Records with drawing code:
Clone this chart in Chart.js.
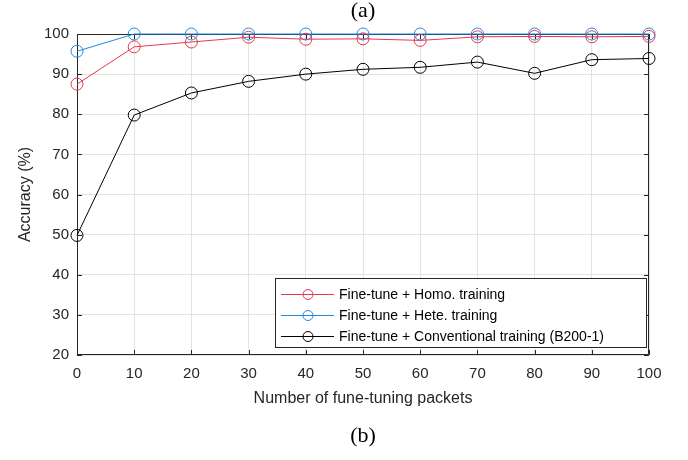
<!DOCTYPE html>
<html>
<head>
<meta charset="utf-8">
<script src="https://cdn.jsdelivr.net/npm/chart.js@4"></script>
<style>
  html, body { margin: 0; padding: 0; background: #fff; }
  #box { width: 688px; height: 460px; }
</style>
</head>
<body>
<div id="box"><canvas id="grafico"></canvas></div>
<script>
// dados
const pacotes = [0, 10, 20, 30, 40, 50, 60, 70, 80, 90, 100];
const homo = [87.5, 96.8, 98.0, 99.2, 98.7, 98.8, 98.4, 99.3, 99.4, 99.3, 99.4];
const hete = [95.7, 100, 100, 100, 100, 100, 100, 100, 100, 100, 100];
const convencional = [49.8, 79.8, 85.3, 88.2, 90.0, 91.2, 91.7, 93.0, 90.2, 93.6, 93.9];
const nomes = ['Fine-tune + Homo. training', 'Fine-tune + Hete. training', 'Fine-tune + Conventional training (B200-1)'];
const cores = ['#e5394f', '#1f88e2', '#000000'];

const corEixo = '#262626';
const fonteEixo = 'Liberation Sans, Arial, sans-serif';

function serie(i, valores) {
    return {
        label: nomes[i],
        data: pacotes.map((x, k) => ({ x: x, y: valores[k] })),
        borderColor: cores[i],
        borderWidth: 1,
        pointRadius: 6,
        pointHoverRadius: 6,
        pointBorderWidth: 1,
        pointBorderColor: cores[i],
        pointBackgroundColor: 'rgba(0,0,0,0)',
        tension: 0,
        clip: false
    };
}

// caixa e ticks para dentro (antes das linhas), (a)/(b) e legenda (depois)
const extras = {
    id: 'extras',
    beforeDatasetsDraw(chart) {
        const c = chart.ctx;
        const a = chart.chartArea;
        const sx = chart.scales.x, sy = chart.scales.y;
        c.save();
        c.strokeStyle = corEixo;
        c.lineWidth = 1;
        c.beginPath();
        c.rect(a.left + 0.5, a.top + 0.5, a.right - a.left - 1, a.bottom - a.top - 1);
        c.stroke();
        c.beginPath();
        sx.ticks.forEach(t => {
            const px = Math.round(sx.getPixelForValue(t.value)) + 0.5;
            c.moveTo(px, a.bottom); c.lineTo(px, a.bottom - 5);
            c.moveTo(px, a.top); c.lineTo(px, a.top + 5);
        });
        sy.ticks.forEach(t => {
            const py = Math.round(sy.getPixelForValue(t.value)) + 0.5;
            c.moveTo(a.left, py); c.lineTo(a.left + 5, py);
            c.moveTo(a.right, py); c.lineTo(a.right - 5, py);
        });
        c.stroke();
        c.restore();
    },
    afterDraw(chart) {
        const c = chart.ctx;
        const a = chart.chartArea;
        c.save();
        // (a) e (b)
        const meio = (a.left + a.right) / 2;
        c.fillStyle = '#000';
        c.font = '22px "Liberation Serif", "DejaVu Serif", serif';
        c.textAlign = 'center';
        c.textBaseline = 'middle';
        c.fillText('(a)', meio, 11);
        c.fillText('(b)', meio, 436);

        // legenda
        const lx = 275, ly = 278, lw = 371, lh = 69;
        c.fillStyle = '#fff';
        c.fillRect(lx, ly, lw, lh);
        c.strokeStyle = corEixo;
        c.lineWidth = 1;
        c.strokeRect(lx + 0.5, ly + 0.5, lw, lh);
        c.font = '14px ' + fonteEixo;
        c.textAlign = 'left';
        chart.data.datasets.forEach((ds, i) => {
            const y = ly + 16 + i * 21;
            c.strokeStyle = ds.borderColor;
            c.beginPath();
            c.moveTo(lx + 6, y + 0.5); c.lineTo(lx + 59, y + 0.5);
            c.stroke();
            c.beginPath();
            c.arc(lx + 33, y + 0.5, 5, 0, Math.PI * 2);
            c.stroke();
            c.fillStyle = '#000';
            c.fillText(ds.label, lx + 64, y + 1);
        });
        c.restore();
    }
};

new Chart(document.getElementById('grafico').getContext('2d'), {
    type: 'line',
    data: {
        datasets: [serie(0, homo), serie(1, hete), serie(2, convencional)]
    },
    options: {
        responsive: true,
        maintainAspectRatio: false,
        animation: false,
        layout: { padding: { top: 34, right: 39, left: 0, bottom: 0 } },
        scales: {
            x: {
                type: 'linear',
                min: 0,
                max: 100,
                afterFit: s => { s.height = 105; },
                ticks: { stepSize: 10, color: corEixo, padding: 10, font: { size: 15, family: fonteEixo } },
                grid: { color: '#e3e3e3', drawTicks: false },
                border: { display: false },
                title: {
                    display: true,
                    text: 'Number of fune-tuning packets',
                    color: corEixo,
                    font: { size: 16, family: fonteEixo },
                    padding: { top: 0, bottom: 52 }
                }
            },
            y: {
                min: 20,
                max: 100,
                afterFit: s => { s.width = 77; },
                ticks: { stepSize: 10, color: corEixo, padding: 8, font: { size: 15, family: fonteEixo } },
                grid: { color: '#e3e3e3', drawTicks: false },
                border: { display: false },
                title: {
                    display: true,
                    text: 'Accuracy (%)',
                    color: corEixo,
                    font: { size: 16, family: fonteEixo },
                    padding: { top: 16, bottom: 0 }
                }
            }
        },
        plugins: {
            legend: { display: false },
            tooltip: { enabled: false }
        }
    },
    plugins: [extras]
});
</script>
</body>
</html>
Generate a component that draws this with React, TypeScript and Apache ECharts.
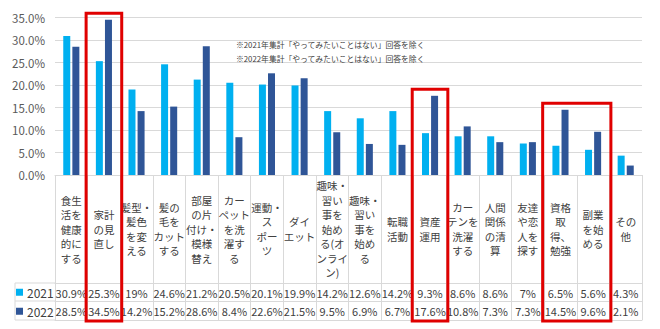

Written instruction: Reproduce each entry verbatim, excluding any embedded images.

Response to this task:
Clone this chart in Chart.js.
<!DOCTYPE html>
<html>
<head>
<meta charset="utf-8">
<script src="https://cdn.jsdelivr.net/npm/chart.js@4"></script>
<style>
  html, body { margin: 0; padding: 0; background: #fff; }
  #box { width: 688px; height: 460px; }
</style>
</head>
<body>
<div id="box"><canvas id="grafico"></canvas></div>
<script>
// dados
const pacotes = [0, 10, 20, 30, 40, 50, 60, 70, 80, 90, 100];
const homo = [87.5, 96.8, 98.0, 99.2, 98.7, 98.8, 98.4, 99.3, 99.4, 99.3, 99.4];
const hete = [95.7, 100, 100, 100, 100, 100, 100, 100, 100, 100, 100];
const convencional = [49.8, 79.8, 85.3, 88.2, 90.0, 91.2, 91.7, 93.0, 90.2, 93.6, 93.9];
const nomes = ['Fine-tune + Homo. training', 'Fine-tune + Hete. training', 'Fine-tune + Conventional training (B200-1)'];
const cores = ['#e5394f', '#1f88e2', '#000000'];

const corEixo = '#262626';
const fonteEixo = 'Liberation Sans, Arial, sans-serif';

function serie(i, valores) {
    return {
        label: nomes[i],
        data: pacotes.map((x, k) => ({ x: x, y: valores[k] })),
        borderColor: cores[i],
        borderWidth: 1,
        pointRadius: 6,
        pointHoverRadius: 6,
        pointBorderWidth: 1,
        pointBorderColor: cores[i],
        pointBackgroundColor: 'rgba(0,0,0,0)',
        tension: 0,
        clip: false
    };
}

// caixa e ticks para dentro (antes das linhas), (a)/(b) e legenda (depois)
const extras = {
    id: 'extras',
    beforeDatasetsDraw(chart) {
        const c = chart.ctx;
        const a = chart.chartArea;
        const sx = chart.scales.x, sy = chart.scales.y;
        c.save();
        c.strokeStyle = corEixo;
        c.lineWidth = 1;
        c.beginPath();
        c.rect(a.left + 0.5, a.top + 0.5, a.right - a.left - 1, a.bottom - a.top - 1);
        c.stroke();
        c.beginPath();
        sx.ticks.forEach(t => {
            const px = Math.round(sx.getPixelForValue(t.value)) + 0.5;
            c.moveTo(px, a.bottom); c.lineTo(px, a.bottom - 5);
            c.moveTo(px, a.top); c.lineTo(px, a.top + 5);
        });
        sy.ticks.forEach(t => {
            const py = Math.round(sy.getPixelForValue(t.value)) + 0.5;
            c.moveTo(a.left, py); c.lineTo(a.left + 5, py);
            c.moveTo(a.right, py); c.lineTo(a.right - 5, py);
        });
        c.stroke();
        c.restore();
    },
    afterDraw(chart) {
        const c = chart.ctx;
        const a = chart.chartArea;
        c.save();
        // (a) e (b)
        const meio = (a.left + a.right) / 2;
        c.fillStyle = '#000';
        c.font = '22px "Liberation Serif", "DejaVu Serif", serif';
        c.textAlign = 'center';
        c.textBaseline = 'middle';
        c.fillText('(a)', meio, 11);
        c.fillText('(b)', meio, 436);

        // legenda
        const lx = 275, ly = 278, lw = 371, lh = 69;
        c.fillStyle = '#fff';
        c.fillRect(lx, ly, lw, lh);
        c.strokeStyle = corEixo;
        c.lineWidth = 1;
        c.strokeRect(lx + 0.5, ly + 0.5, lw, lh);
        c.font = '14px ' + fonteEixo;
        c.textAlign = 'left';
        chart.data.datasets.forEach((ds, i) => {
            const y = ly + 16 + i * 21;
            c.strokeStyle = ds.borderColor;
            c.beginPath();
            c.moveTo(lx + 6, y + 0.5); c.lineTo(lx + 59, y + 0.5);
            c.stroke();
            c.beginPath();
            c.arc(lx + 33, y + 0.5, 5, 0, Math.PI * 2);
            c.stroke();
            c.fillStyle = '#000';
            c.fillText(ds.label, lx + 64, y + 1);
        });
        c.restore();
    }
};

new Chart(document.getElementById('grafico').getContext('2d'), {
    type: 'line',
    data: {
        datasets: [serie(0, homo), serie(1, hete), serie(2, convencional)]
    },
    options: {
        responsive: true,
        maintainAspectRatio: false,
        animation: false,
        layout: { padding: { top: 34, right: 39, left: 0, bottom: 0 } },
        scales: {
            x: {
                type: 'linear',
                min: 0,
                max: 100,
                afterFit: s => { s.height = 105; },
                ticks: { stepSize: 10, color: corEixo, padding: 10, font: { size: 15, family: fonteEixo } },
                grid: { color: '#e3e3e3', drawTicks: false },
                border: { display: false },
                title: {
                    display: true,
                    text: 'Number of fune-tuning packets',
                    color: corEixo,
                    font: { size: 16, family: fonteEixo },
                    padding: { top: 0, bottom: 52 }
                }
            },
            y: {
                min: 20,
                max: 100,
                afterFit: s => { s.width = 77; },
                ticks: { stepSize: 10, color: corEixo, padding: 8, font: { size: 15, family: fonteEixo } },
                grid: { color: '#e3e3e3', drawTicks: false },
                border: { display: false },
                title: {
                    display: true,
                    text: 'Accuracy (%)',
                    color: corEixo,
                    font: { size: 16, family: fonteEixo },
                    padding: { top: 16, bottom: 0 }
                }
            }
        },
        plugins: {
            legend: { display: false },
            tooltip: { enabled: false }
        }
    },
    plugins: [extras]
});
</script>
</body>
</html>
Generate a component that draws this with React, TypeScript and Apache ECharts.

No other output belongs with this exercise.